Rabbi Schneur Zalman was extremely gratified to hear this. The czar’s minister had affirmed a principle which lies at the basis of the teachings of Rabbi Israel Baal Shem Tov, the very teachings and ideology for which he was standing trial!

“‘Where are you?’” explained the Rebbe, “is G‑d’s perpetual call to every man. Where are you in the world? What have you accomplished? You have been allotted a certain number of days, hours, and minutes in which to fulfill your mission in life. You have lived so many years and so many days,”—here Rabbi Schneur Zalman spelled out the exact age of the minister—“Where are you? What have you achieved?”

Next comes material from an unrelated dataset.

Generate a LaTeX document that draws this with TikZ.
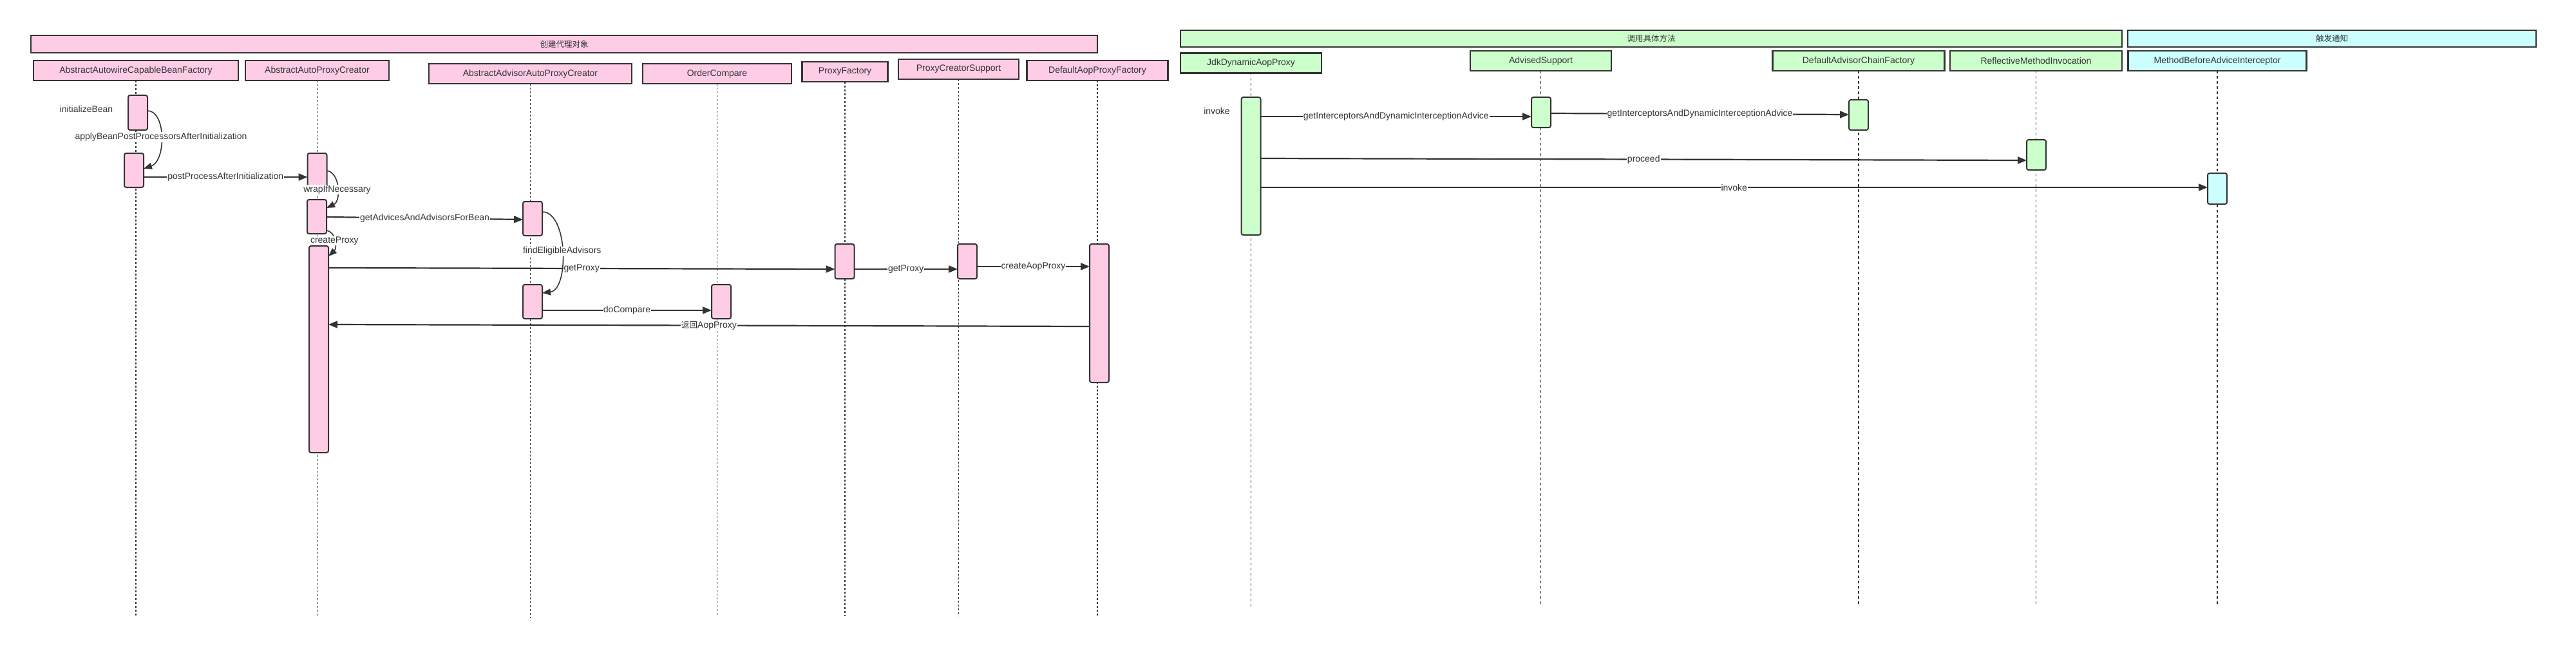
\documentclass[tikz,border=0pt]{standalone}
\usepackage{fontspec}
\setmainfont{Liberation Sans}
\newfontfamily\cjkfam{Noto Sans CJK SC}
\newcommand\cjkt{\fontsize{12.5}{14}\selectfont\cjkfam}
\usetikzlibrary{arrows.meta}
\definecolor{ink}{HTML}{333333}
\definecolor{pinkf}{HTML}{FFCCE6}
\definecolor{greenf}{HTML}{CCFFCC}
\definecolor{cyanf}{HTML}{CCFFFF}
\tikzset{
 lbl/.style={font=\fontsize{14}{16}\selectfont, text=ink},
 band/.style={draw=ink, line width=2.3pt, inner sep=0pt, outer sep=0pt, lbl},
 partbox/.style={draw=ink, line width=2.3pt, inner sep=0pt, outer sep=0pt, minimum height=31pt, lbl},
 actbox/.style={draw=ink, line width=2pt, rounded corners=3pt, inner sep=0pt, outer sep=0pt, minimum width=30pt},
 life/.style={draw=ink, line width=1.8pt, dash pattern=on 3pt off 3pt},
 lifer/.style={draw=ink, line width=1.3pt, dash pattern=on 4pt off 4pt},
 msg/.style={draw=ink, line width=2.2pt, -{Triangle[length=14pt,width=11pt]}},
 selfmsg/.style={draw=ink, line width=1.6pt, -{Triangle[length=13pt,width=10pt]}},
 mlabel/.style={lbl, fill=white, inner sep=1pt},
}
\begin{document}
\begin{tikzpicture}[x=1pt,y=-1pt]
\useasboundingbox[fill=white] (0,0) rectangle (4000,1022);

% header bands
\node[band, fill=pinkf, minimum width=1656pt, minimum height=27pt] (H1) at (876,68.5) {\cjkt 创建代理对象};
\node[band, fill=greenf, minimum width=1462pt, minimum height=25.5pt] (H2) at (2564,60) {\cjkt 调用具体方法};
\node[band, fill=cyanf, minimum width=634pt, minimum height=25.5pt] (H3) at (3621,60) {\cjkt 触发通知};

% participants
\node[partbox, fill=pinkf, minimum width=318pt] (P1) at (211,109.5) {AbstractAutowireCapableBeanFactory};
\node[partbox, fill=pinkf, minimum width=223pt] (P2) at (492.5,109.5) {AbstractAutoProxyCreator};
\node[partbox, fill=pinkf, minimum width=315pt] (P3) at (823.5,114.5) {AbstractAdvisorAutoProxyCreator};
\node[partbox, fill=pinkf, minimum width=231pt] (P4) at (1113.5,114.5) {OrderCompare};
\node[partbox, fill=pinkf, minimum width=133pt] (P5) at (1312,111.5) {ProxyFactory};
\node[partbox, fill=pinkf, minimum width=187pt] (P6) at (1488.5,107.5) {ProxyCreatorSupport};
\node[partbox, fill=pinkf, minimum width=219pt] (P7) at (1704,109.5) {DefaultAopProxyFactory};
\node[partbox, fill=greenf, minimum width=219pt] (Q1) at (1942.5,98) {JdkDynamicAopProxy};
\node[partbox, fill=greenf, minimum width=219pt] (Q2) at (2392.5,94.5) {AdvisedSupport};
\node[partbox, fill=greenf, minimum width=267pt] (Q3) at (2886,94.5) {DefaultAdvisorChainFactory};
\node[partbox, fill=greenf, minimum width=267pt] (Q4) at (3161.5,94.5) {ReflectiveMethodInvocation};
\node[partbox, fill=cyanf, minimum width=277pt] (Q5) at (3443,94.5) {MethodBeforeAdviceInterceptor};

% lifelines
\foreach \p/\e in {P1/957,P2/957,P3/960,P4/957,P5/957,P6/957,P7/957}{
  \draw[life] (\p.south) -- (\p.south |- 0,\e);
}
\foreach \p/\e in {Q1/943,Q2/941,Q3/941,Q4/941,Q5/941}{
  \draw[lifer] (\p.south) -- (\p.south |- 0,\e);
}

% activations
\node[actbox, fill=pinkf, minimum height=54pt] (A1) at (214,175) {};
\node[actbox, fill=pinkf, minimum height=53pt] (A2) at (208,264.5) {};
\node[actbox, fill=pinkf, minimum height=53pt] (B1) at (492.5,264.5) {};
\node[actbox, fill=pinkf, minimum height=53pt] (B2) at (492,336.5) {};
\node[actbox, fill=pinkf, minimum height=321pt] (B3) at (495,542.5) {};
\node[actbox, fill=pinkf, minimum height=53pt] (C1) at (827,339.5) {};
\node[actbox, fill=pinkf, minimum height=53pt] (C2) at (827,468.5) {};
\node[actbox, fill=pinkf, minimum height=53pt] (D1) at (1120,468.5) {};
\node[actbox, fill=pinkf, minimum height=54pt] (E1) at (1311.5,406) {};
\node[actbox, fill=pinkf, minimum height=54pt] (F1) at (1502,406) {};
\node[actbox, fill=pinkf, minimum height=215pt] (G1) at (1707,486.5) {};
\node[actbox, fill=greenf, minimum height=214pt] (J1) at (1942.5,258) {};
\node[actbox, fill=greenf, minimum height=47pt] (K1) at (2393,174.5) {};
\node[actbox, fill=greenf, minimum height=47pt] (L1) at (2886,178.5) {};
\node[actbox, fill=greenf, minimum height=47pt] (M1) at (3162,240.5) {};
\node[actbox, fill=cyanf, minimum height=48pt] (N1) at (3443,293) {};

% free labels
\node[lbl] (t1) at (134,169) {initializeBean};
\node[lbl] (t2) at (1889.5,172) {invoke};

% messages: creation section
\draw[selfmsg] (A1.east |- 0,172) .. controls (258,172) and (258,250) .. node[mlabel, pos=0.5] {applyBeanPostProcessorsAfterInitialization} (A2.east |- 0,262);
\draw[msg] (A2.east |- 0,275) -- node[mlabel] {postProcessAfterInitialization} (B1.west |- 0,275);
\draw[selfmsg] (B1.east |- 0,265) .. controls (528,268) and (530,312) .. node[mlabel, pos=0.55] {wrapIfNecessary} (B2.east |- 0,323);
\draw[msg] (B2.east |- 0,337) -- node[mlabel] {getAdvicesAndAdvisorsForBean} (C1.west |- 0,341);
\draw[selfmsg] (B2.east |- 0,358) .. controls (522,360) and (524,385) .. node[mlabel, pos=0.5] {createProxy} (B3.east |- 0,398);
\draw[selfmsg] (C1.east |- 0,329) .. controls (882,329) and (884,450) .. node[mlabel, pos=0.5] {findEligibleAdvisors} (C2.east |- 0,455);
\draw[msg] (B3.east |- 0,416) -- node[mlabel] {getProxy} (E1.west |- 0,418);
\draw[msg] (C2.east |- 0,482) -- node[mlabel] {doCompare} (D1.west |- 0,482);
\draw[msg] (E1.east |- 0,418) -- node[mlabel] {getProxy} (F1.west |- 0,418);
\draw[msg] (F1.east |- 0,414) -- node[mlabel] {createAopProxy} (G1.west |- 0,414);
\draw[msg] (G1.west |- 0,507) -- node[mlabel] {{\cjkt 返回}AopProxy} (B3.east |- 0,504);

% messages: invocation section
\draw[msg] (J1.east |- 0,181) -- node[mlabel] {getInterceptorsAndDynamicInterceptionAdvice} (K1.west |- 0,181);
\draw[msg] (K1.east |- 0,176) -- node[mlabel] {getInterceptorsAndDynamicInterceptionAdvice} (L1.west |- 0,178);
\draw[msg] (J1.east |- 0,246) -- node[mlabel] {proceed} (M1.west |- 0,249);
\draw[msg] (J1.east |- 0,291) -- node[mlabel] {invoke} (N1.west |- 0,291);
\end{tikzpicture}
\end{document}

Told by the Lubavitcher Rebbe on 19 Kislev, 5718 (December 12, 1957), on the occasion of the 159th anniversary of Rabbi Schneur Zalman’s release from prison.

Biographical notes:

Rabbi Schneur Zalman Boruchovitch of Liadi, also known as the “Alter Rebbe” and “The Rav,” was born in Liozna, White Russia, in 1745. In 1764 he became a disciple of Rabbi DovBer of Mezeritch, the second leader of the chassidic movement after the Baal Shem Tov. In 1772, Rabbi Schneur Zalman established the “Chabad” branch of Chassidism. For twenty years he labored on his Tanya, which, published in 1796, became the “bible” of Chabad Chassidism, upon which hundreds of works and thousands of discourses by seven generations of Chabad rebbes and their disciples are based. The nineteenth of Kislev, the day on which he was released from czarist imprisonment in 1798, is celebrated to this day as the “New Year for Chassidism,” for that event marked the start of a new period of expansion for the movement. Rabbi Schneur Zalman passed away while fleeing from Napoleon’s armies in December 1812.